In both tests, I used psql
's \copy
command to copy in the copy file I had created above. For the tests where I had to rebuild indexes, I cranked up maintenance_work_mem
to take advantage of the RAM on my machine.
Doing it the recommended way took roughly 10 minutes to load the data, and 20 minutes to build the primary key index. So, 30 minutes in total.
Doing it the "wrong" way (leaving the primary key in place) took 20 minutes to load the data, and, of course, 0 minutes to build the primary key index because that step didn't need to be done. So, 20 minutes in total.
Surprise! It was faster to load 300 million HammerDB order_line
table rows with the primary key in place.
I was not expecting this result.
This is where a rabbit hole immediately opened up: There were so many ways I thought I could test this so that I could get the "correct" result that we always drop all constraints before bulk loading data.
The first thing I figured was that 300 million rows of HammerDB order_line
takes less than 30 GB on disk, and my laptop has 32 GB of RAM, so maybe I was getting some sort of "it fits in RAM" boost.
So I had HammerDB create me an order_line
table with 900 million rows, which took just over 100 GB on disk: much more than my computer's 32 GB of RAM. This time, I would get the expected result.
Nope! It took roughly an hour to load 900 million rows to an order_line
table with a primary key in place, and roughly an hour and a half with no primary key in place and having to build the primary key after the data load.
Should I go further down the rabbit hole?
I had already tuned my GUCs to take advantage of my computer's 32 GB of RAM.
I had already stopped every other program on my machine: no browsers were open during the test, for instance.
I had the source copy file on a different disk (a USB SSD) than the destination table (a USB HDD).
My data weren't going over a network (just the internal bus on my computer) so that probably wasn't a bottleneck.
Maybe I should put WAL on a different disk from the order_line
table.
Maybe I would get a different result if my table had wider rows.
Maybe my destination disk should be an SSD, the same way my source disk was.

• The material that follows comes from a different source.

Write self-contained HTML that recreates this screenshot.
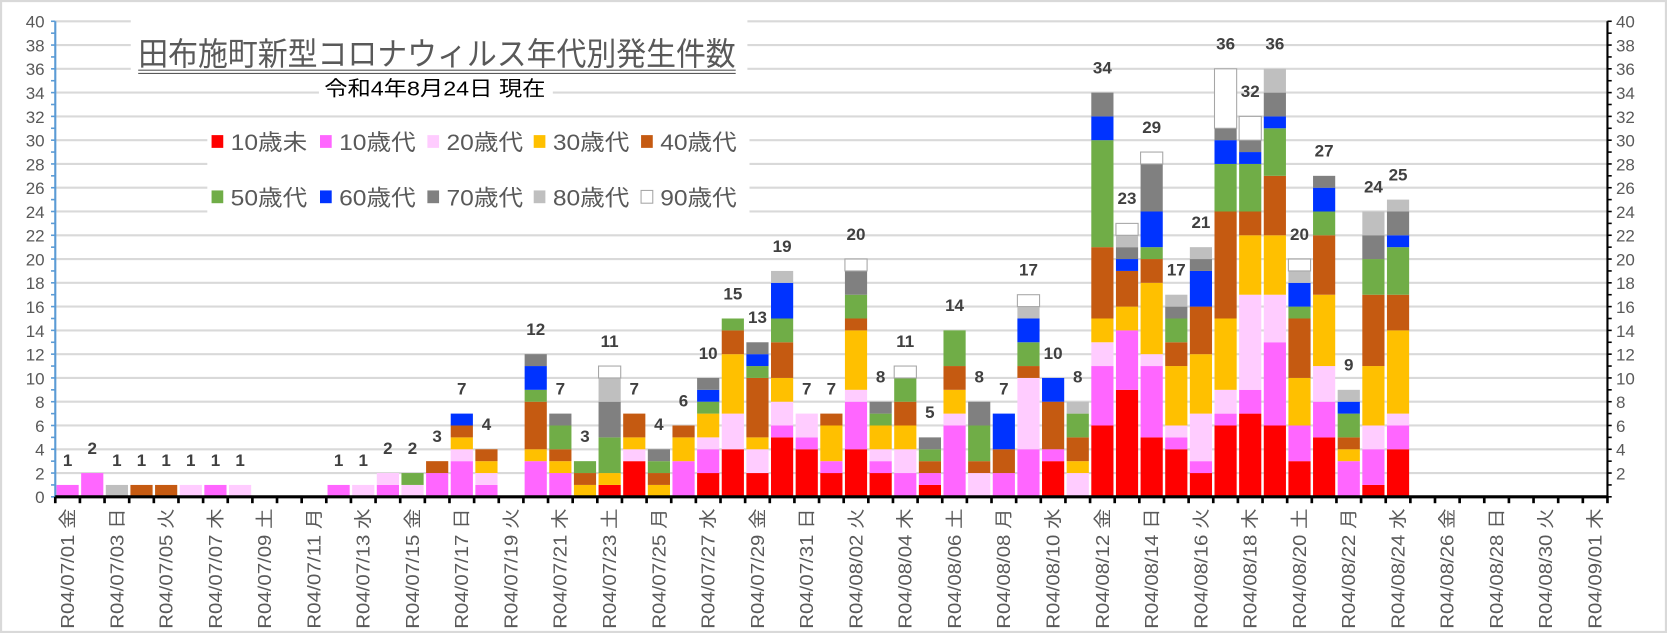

Then I stepped back and realized something. There wasn't anything particularly unique about my setup. There are indeed Postgres 17 installations out there that have everything on one disk (WAL and heap files), that have access to 32 GB of RAM (or less!), and that have their GUCs tuned at least semi-competently. Most of them don't even have the luxury of having their source file on a USB-attached SSD; most of them will be streaming their input data over a network.
So what is the takeaway of my little experiment? I think it is safe to say this: while best practices exist for a reason, and prior experience counts for a lot, when performance really matters, do some test runs and take some measurements! Because general advice is just that: general; your specific situation may be different. Measuring things may contain surprises --- even pleasant surprises!
And if I have to load 900 million rows of data into my Postgres database using EDB's Data Migration Service, I don't think table primary keys are going to be a performance bottleneck.